Just as cholera seems to be upsetting Tedros’s apple cart, so it is the same bacterial disease that is Nabarro’s Achilles’s heel. This year, on Nabarro’s watch, Haiti has reported 5,095 suspected cases of the disease and 69 deaths; while that is roughly half the number seen by this time last year, and an 88 percent decline from the 2011 peak of 350,000 cases, the streams and rivers of Haiti are filled with the microbes, and infection is a new normal in the island nation — which hadn’t a single case of the disease before the U.N. unwittingly brought it into Haiti in 2010. Given its culpability, the U.N. promised to raise $400 million for Haiti’s cholera fight and mobilize antibiotics and vaccines as needed, but as of April just $17.7 million was raised and only $2 million deposited into accounts.

Among the many U.N. tasks assigned to Nabarro over the years is that of implementing the 17 Sustainable Development Goals and 169 targets every nation on Earth is meant to achieve by 2030. Goal No. 3 calls for “good health and well-being for all,” something that is achievable, Nabarro believes, through construction of effective health systems inside every nation.
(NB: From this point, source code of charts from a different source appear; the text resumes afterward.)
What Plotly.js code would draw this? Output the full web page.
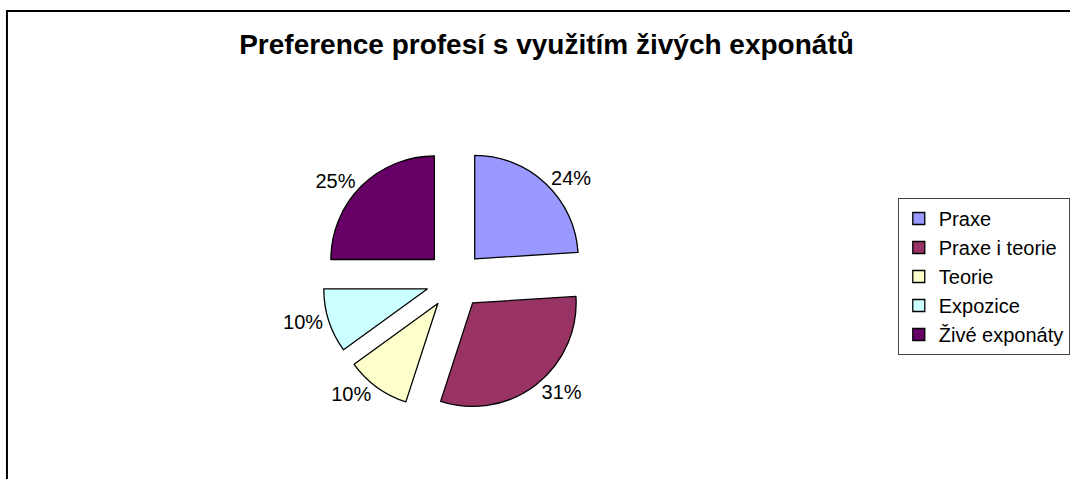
<!DOCTYPE html>
<html>
<head>
<meta charset="utf-8">
<script src="https://cdn.plot.ly/plotly-3.0.1.min.js"></script>
<style>
  html, body { margin: 0; padding: 0; background: #fff; }
  #chart { width: 1070px; height: 479px; }
</style>
</head>
<body>
<div id="chart"></div>
<script>
const categories = ["Praxe", "Praxe i teorie", "Teorie", "Expozice", "Živé exponáty"];
const shares = [24, 31, 10, 10, 25];
const sliceColors = ["#9999FF", "#993366", "#FFFFCC", "#CCFFFF", "#660066"];
const chartTitle = "Preference profesí s využitím živých exponátů";

const W = 1070, H = 479;
const fontFam = "Liberation Sans, Arial, sans-serif";

// pie geometry (pixels)
const cx = 457, cy = 280, rad = 104, pullFrac = 0.28;
const half = rad * (1 + pullFrac);

const trace = {
  type: "pie",
  labels: categories,
  values: shares,
  sort: false,
  direction: "clockwise",
  rotation: 0,
  pull: pullFrac,
  marker: { colors: sliceColors, line: { color: "#000", width: 1.3 } },
  textinfo: "percent",
  textposition: "outside",
  textfont: { family: fontFam, size: 20, color: "#000" },
  hoverinfo: "label+percent",
  domain: {
    x: [(cx - half) / W, (cx + half) / W],
    y: [(H - cy - half) / H, (H - cy + half) / H]
  }
};

const layout = {
  width: W,
  height: H,
  margin: { l: 0, r: 0, t: 0, b: 0 },
  paper_bgcolor: "#fff",
  font: { family: fontFam, color: "#000" },
  title: {
    text: chartTitle,
    font: { family: fontFam, size: 28, weight: "bold", color: "#000" },
    x: 546.5 / W,
    xanchor: "center",
    y: 1 - 44 / H,
    yanchor: "middle"
  },
  showlegend: true,
  legend: {
    x: 902 / W,
    xanchor: "left",
    y: 1 - 198 / H,
    yanchor: "top",
    bordercolor: "#444",
    borderwidth: 1,
    bgcolor: "#fff",
    font: { family: fontFam, size: 20, color: "#000" },
    traceorder: "normal"
  },
  shapes: [{
    type: "rect",
    xref: "paper", yref: "paper",
    x0: 7 / W, x1: 1.05,
    y0: -0.05, y1: 1 - 11 / H,
    line: { color: "#000", width: 2 },
    fillcolor: "rgba(0,0,0,0)",
    layer: "below"
  }]
};

Plotly.newPlot("chart", [trace], layout, { displayModeBar: false, staticPlot: true });
</script>
</body>
</html>
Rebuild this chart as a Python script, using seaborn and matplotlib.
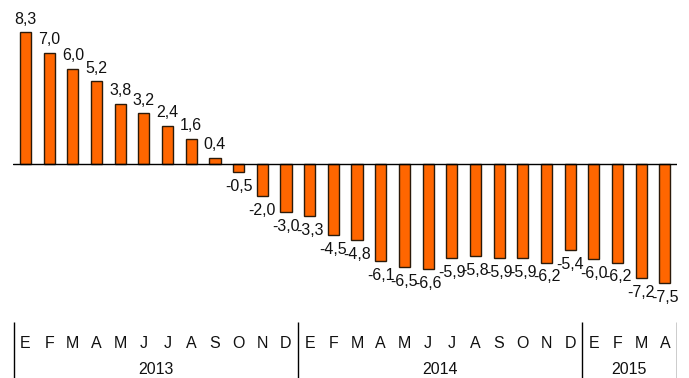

But as the U.S. Congress hashes out America’s own health system, most of Nabarro’s agenda conceives of WHO playing an advisory role, helping each country find its own health provision sweet spot.

Sania Nishtar faces the toughest fight — but not for any alleged sin she has made other than that of being born in Pakistan. China and India oppose her candidacy because she is Pakistani, and other opposition cite her lack of U.N. experience. The former Pakistani minister of health, were she to eke out the votes, would be the first person to serve as director-general since WHO’s 1948 founding who has devoted much of her working life to endeavors other than government and the U.N. Nishtar founded Heartfile to bring first-world cardiovascular prevention and treatment to developing nations, and both the NGO and its leader are embraced by the civil society community (which, of course, cannot vote, as only ministers of health may cast ballots). Nishtar’s vision for the future of WHO calls for absolute transparency regarding all of the agency’s funding and appointments, close collaboration with civil society and humanitarian groups, and significant reform of all WHO activities.

Nishtar is the only candidate who has vowed to serve a single five-year term, so as to guarantee she will not be swayed by vote-seeking and campaign fundraising. And she has promised that not a single vote will be won by giving away job appointments, bribes, or financial commitments of any kind.

While most observers give Nishtar little chance of defeating Nabarro or Tedros, there is a good possibility neither man will claim a 60 percent majority in the first round, freeing the process for some wild hallway horse-trading. I would hope that Nishtar’s transparency policies, commitment to NGOs and civil society, and her willingness to serve a single term might then prevail.

Perhaps some of the 194 voters might then recall that the greatest leader WHO ever had, Gro Harlem Brundtland, brought the institution back from another existential moment because she, too, insisted on serving a single term.